[WORK REQUIRED] The lines to extract run from the first line of the material below to the line containing "const ref = useRef<HTMLCanvasElement", both included; leave the pictures behind.
++++++++
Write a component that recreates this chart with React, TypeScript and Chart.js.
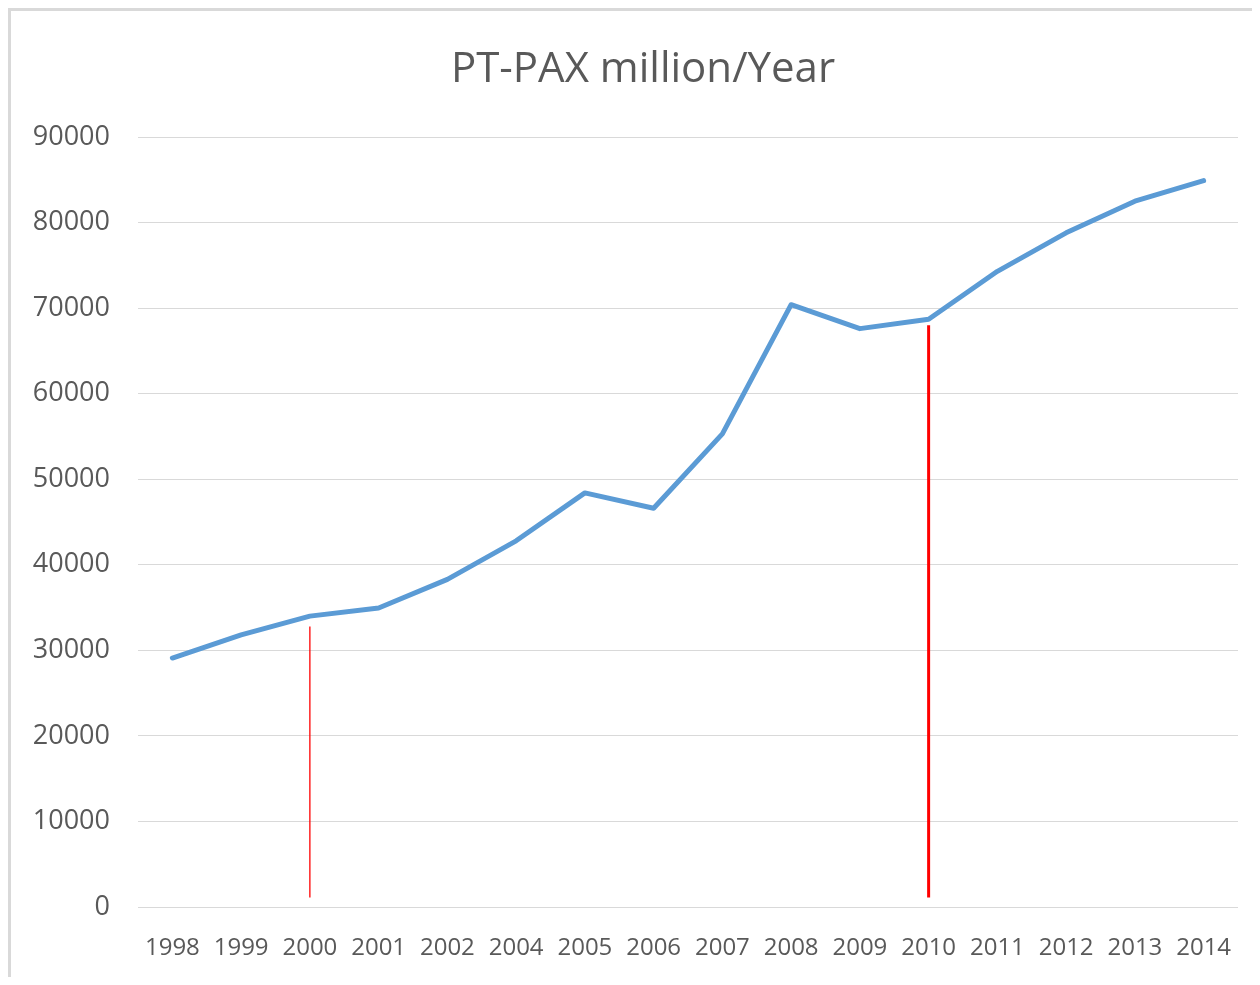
import React, { useEffect, useRef } from "react";
import { Chart, registerables } from "chart.js";

Chart.register(...registerables);

const TITLE = "PT-PAX million/Year";
const years = ["1998", "1999", "2000", "2001", "2002", "2004", "2005", "2006", "2007", "2008", "2009", "2010", "2011", "2012", "2013", "2014"];
const paxValues = [29100, 31800, 34000, 34950, 38300, 42800, 48400, 46600, 55300, 70400, 67600, 68700, 74300, 78800, 82500, 84900];
const yMin = 0;
const yMax = 90000;
const yStep = 10000;
const markerYears = ["2000", "2010"];
const markerTops = [32800, 68000];
const markerBottoms = [1100, 1100];

const centerTitlePlugin = {
  id: "centerTitle",
  afterLayout(chart: any) {
    const t = chart.titleBlock;
    if (t) {
      t.left = 0;
      t.right = chart.width;
      t.width = chart.width;
    }
  },
};

export default function App() {
  const ref = useRef<HTMLCanvasElement | null>(null);

  useEffect(() => {
    if (!ref.current) return;
    const textColor = "#595959";
    const chart = new Chart(ref.current, {
      type: "line",
      data: {
        labels: years,
        datasets: [
          {
            label: TITLE,
            data: paxValues,
            borderColor: "#5B9BD5",
            backgroundColor: "#5B9BD5",
            borderWidth: 5,
            pointRadius: 0,
            borderCapStyle: "round",
            borderJoinStyle: "round",
            tension: 0,
          },
          {
            label: "marker " + markerYears[0],
            data: [
              { x: markerYears[0], y: markerTops[0] },
              { x: markerYears[0], y: markerBottoms[0] },
            ],
            borderColor: "#FF0000",
            borderWidth: 1.3,
            pointRadius: 0,
          },
          {
            label: "marker " + markerYears[1],
            data: [
              { x: markerYears[1], y: markerTops[1] },
              { x: markerYears[1], y: markerBottoms[1] },
            ],
            borderColor: "#FF0000",
            borderWidth: 3,
            pointRadius: 0,
          },
        ] as any,
      },
      plugins: [centerTitlePlugin],
      options: {
        animation: false,
        responsive: false,
        maintainAspectRatio: false,
        layout: { padding: { left: 0, right: 40, top: 0, bottom: 0 } },
        plugins: {
          legend: { display: false },
          tooltip: { enabled: false },
          title: {
            display: true,
            text: TITLE,
            color: textColor,
            font: { family: "'Open Sans', sans-serif", size: 42, weight: "normal" as any, lineHeight: 1.2 },
            padding: { top: 37, bottom: 41.6 },
          },
        },
        scales: {
          x: {
            type: "category",
            offset: true,
            grid: { display: false, drawTicks: false },
            border: { display: false },
            ticks: {
              color: textColor,
              font: { family: "'Open Sans', sans-serif", size: 24 },
              padding: 27,
              autoSkip: false,
              maxRotation: 0,
              minRotation: 0,
            },
            afterFit: (scale: any) => {
              scale.height = 70;
            },
          },
          y: {
            min: yMin,
            max: yMax,
            grid: { color: "#D9D9D9", lineWidth: 1, drawTicks: false },
            border: { display: false },
            ticks: {
              stepSize: yStep,
              color: textColor,
              font: { family: "'Open Sans', sans-serif", size: 27 },
              padding: 28,
              callback: (v: any) => String(v),
            },
            afterFit: (scale: any) => {
              scale.width = 130;
            },
          },
        },
      },
    });
    return () => chart.destroy();
  }, []);

  return (
    <div style={{ position: "relative", width: 1244, height: 969, background: "#fff", overflow: "hidden" }}>
      <canvas ref={ref} width={1270} height={969} style={{ display: "block", width: 1270, height: 969 }} />
      <div
        style={{
          position: "absolute",
          left: 0,
          top: 0,
          width: "100%",
          height: "100%",
          borderTop: "3px solid #D9D9D9",
          borderLeft: "3px solid #D9D9D9",
          boxSizing: "border-box",
          pointerEvents: "none",
        }}
      />
    </div>
  );
}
++++++++
[TASK RESPONSE]
Write a component that recreates this chart with React, TypeScript and Chart.js.
import React, { useEffect, useRef } from "react";
import { Chart, registerables } from "chart.js";

Chart.register(...registerables);

const TITLE = "PT-PAX million/Year";
const years = ["1998", "1999", "2000", "2001", "2002", "2004", "2005", "2006", "2007", "2008", "2009", "2010", "2011", "2012", "2013", "2014"];
const paxValues = [29100, 31800, 34000, 34950, 38300, 42800, 48400, 46600, 55300, 70400, 67600, 68700, 74300, 78800, 82500, 84900];
const yMin = 0;
const yMax = 90000;
const yStep = 10000;
const markerYears = ["2000", "2010"];
const markerTops = [32800, 68000];
const markerBottoms = [1100, 1100];

const centerTitlePlugin = {
  id: "centerTitle",
  afterLayout(chart: any) {
    const t = chart.titleBlock;
    if (t) {
      t.left = 0;
      t.right = chart.width;
      t.width = chart.width;
    }
  },
};

export default function App() {
  const ref = useRef<HTMLCanvasElement | null>(null);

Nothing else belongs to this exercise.